What this task involves: Reproduce every entry below precisely; do not include the pictures.

>>

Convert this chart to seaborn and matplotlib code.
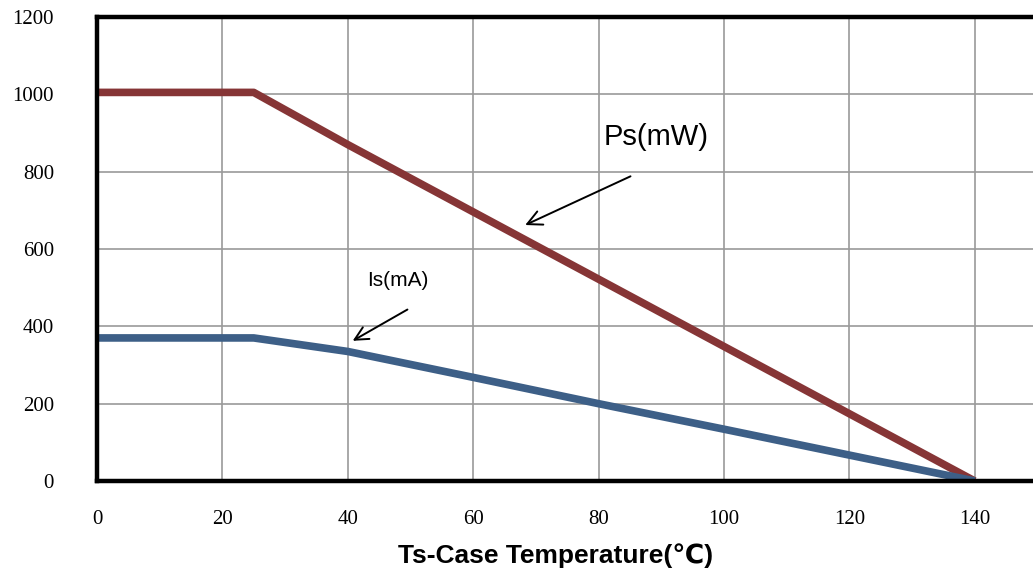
import numpy as np
import pandas as pd
import seaborn as sns
import matplotlib.pyplot as plt

# Data
temp = [0, 25, 40, 60, 80, 100, 120, 140]
ps_mw = [1005, 1005, 870, 696, 522, 348, 174, 0]
is_ma = [370, 370, 335, 268, 200, 134, 67, 0]

x_ticks = [0, 20, 40, 60, 80, 100, 120, 140]
y_ticks = [0, 200, 400, 600, 800, 1000, 1200]

PS_COLOR = "#863536"
IS_COLOR = "#3d5f87"

df = pd.DataFrame({"temp": temp, "Ps": ps_mw, "Is": is_ma})

sns.set_style("white")
plt.rcParams["font.family"] = ["Liberation Sans", "DejaVu Sans"]
plt.rcParams["text.color"] = "black"
plt.rcParams["xtick.color"] = "black"
plt.rcParams["ytick.color"] = "black"

fig = plt.figure(figsize=(10.33, 5.79), dpi=100)
ax = fig.add_axes([97 / 1033, 1 - 481 / 579, 1 - 97 / 1033, (481 - 17) / 579])

# grid first so the curves sit on top
ax.set_xticks(x_ticks)
ax.set_yticks(y_ticks)
ax.grid(True, color="#9a9a9a", linewidth=1.2)
ax.set_axisbelow(True)

sns.lineplot(data=df, x="temp", y="Ps", ax=ax, color=PS_COLOR, linewidth=5.5,
             solid_capstyle="butt")
sns.lineplot(data=df, x="temp", y="Is", ax=ax, color=IS_COLOR, linewidth=5.5,
             solid_capstyle="butt")

ax.set_xlim(0, 149.3)
ax.set_ylim(0, 1200)

for side in ["left", "top", "bottom"]:
    ax.spines[side].set_color("black")
    ax.spines[side].set_linewidth(3.2)
    ax.spines[side].set_zorder(5)
ax.spines["right"].set_visible(False)

ax.tick_params(axis="both", length=0, labelcolor="black")
ax.tick_params(axis="x", pad=21)
ax.tick_params(axis="y", pad=31)
ax.set_xticklabels([str(t) for t in x_ticks], fontsize=15, family="Liberation Serif")
ax.set_yticklabels([str(t) for t in y_ticks], fontsize=15, family="Liberation Serif")
ax.set_xlabel("")
ax.set_ylabel("")

# curve labels with arrows
ax.annotate("", xy=(67.9, 659), xytext=(85.5, 791),
            arrowprops=dict(arrowstyle="->", color="black", lw=1.4, mutation_scale=26))
ax.text(89.2, 889, "Ps(mW)", fontsize=21, ha="center", va="center", color="black")

ax.annotate("", xy=(40.4, 359), xytext=(49.9, 447),
            arrowprops=dict(arrowstyle="->", color="black", lw=1.4, mutation_scale=24))
ax.text(48.0, 519, "Is(mA)", fontsize=15, ha="center", va="center", color="black")

fig.text(556 / 1033, 1 - 556 / 579, "Ts-Case Temperature(\u2103)", fontsize=19,
         fontweight="bold", ha="center", va="center", color="black",
         family=["Liberation Sans", "DejaVu Sans"])

fig.savefig("out.png", dpi=100)
plt.close(fig)
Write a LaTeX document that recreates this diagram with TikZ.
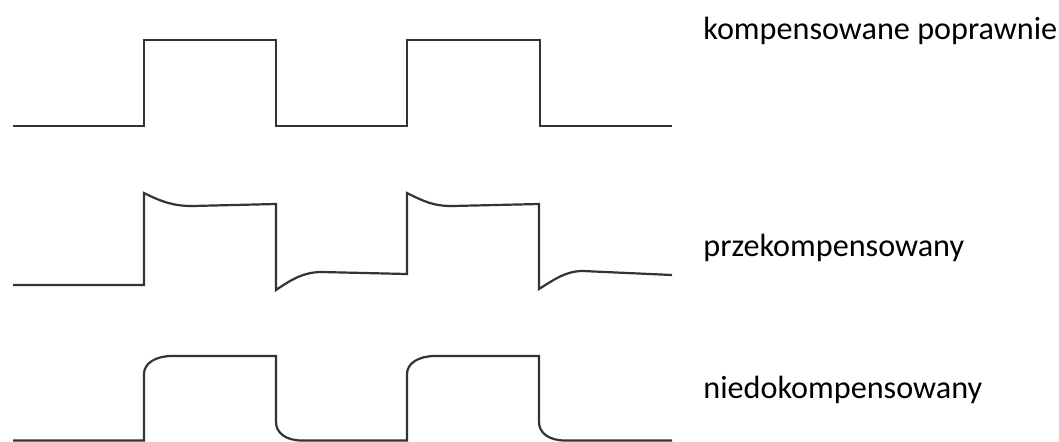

<<

Task solution:
Convert this chart to seaborn and matplotlib code.
import numpy as np
import pandas as pd
import seaborn as sns
import matplotlib.pyplot as plt

# Data
temp = [0, 25, 40, 60, 80, 100, 120, 140]
ps_mw = [1005, 1005, 870, 696, 522, 348, 174, 0]
is_ma = [370, 370, 335, 268, 200, 134, 67, 0]

x_ticks = [0, 20, 40, 60, 80, 100, 120, 140]
y_ticks = [0, 200, 400, 600, 800, 1000, 1200]

PS_COLOR = "#863536"
IS_COLOR = "#3d5f87"

df = pd.DataFrame({"temp": temp, "Ps": ps_mw, "Is": is_ma})

sns.set_style("white")
plt.rcParams["font.family"] = ["Liberation Sans", "DejaVu Sans"]
plt.rcParams["text.color"] = "black"
plt.rcParams["xtick.color"] = "black"
plt.rcParams["ytick.color"] = "black"

fig = plt.figure(figsize=(10.33, 5.79), dpi=100)
ax = fig.add_axes([97 / 1033, 1 - 481 / 579, 1 - 97 / 1033, (481 - 17) / 579])

# grid first so the curves sit on top
ax.set_xticks(x_ticks)
ax.set_yticks(y_ticks)
ax.grid(True, color="#9a9a9a", linewidth=1.2)
ax.set_axisbelow(True)

sns.lineplot(data=df, x="temp", y="Ps", ax=ax, color=PS_COLOR, linewidth=5.5,
             solid_capstyle="butt")
sns.lineplot(data=df, x="temp", y="Is", ax=ax, color=IS_COLOR, linewidth=5.5,
             solid_capstyle="butt")

ax.set_xlim(0, 149.3)
ax.set_ylim(0, 1200)

for side in ["left", "top", "bottom"]:
    ax.spines[side].set_color("black")
    ax.spines[side].set_linewidth(3.2)
    ax.spines[side].set_zorder(5)
ax.spines["right"].set_visible(False)

ax.tick_params(axis="both", length=0, labelcolor="black")
ax.tick_params(axis="x", pad=21)
ax.tick_params(axis="y", pad=31)
ax.set_xticklabels([str(t) for t in x_ticks], fontsize=15, family="Liberation Serif")
ax.set_yticklabels([str(t) for t in y_ticks], fontsize=15, family="Liberation Serif")
ax.set_xlabel("")
ax.set_ylabel("")

# curve labels with arrows
ax.annotate("", xy=(67.9, 659), xytext=(85.5, 791),
            arrowprops=dict(arrowstyle="->", color="black", lw=1.4, mutation_scale=26))
ax.text(89.2, 889, "Ps(mW)", fontsize=21, ha="center", va="center", color="black")

ax.annotate("", xy=(40.4, 359), xytext=(49.9, 447),
            arrowprops=dict(arrowstyle="->", color="black", lw=1.4, mutation_scale=24))
ax.text(48.0, 519, "Is(mA)", fontsize=15, ha="center", va="center", color="black")

fig.text(556 / 1033, 1 - 556 / 579, "Ts-Case Temperature(\u2103)", fontsize=19,
         fontweight="bold", ha="center", va="center", color="black",
         family=["Liberation Sans", "DejaVu Sans"])

fig.savefig("out.png", dpi=100)
plt.close(fig)
Write a LaTeX document that recreates this diagram with TikZ.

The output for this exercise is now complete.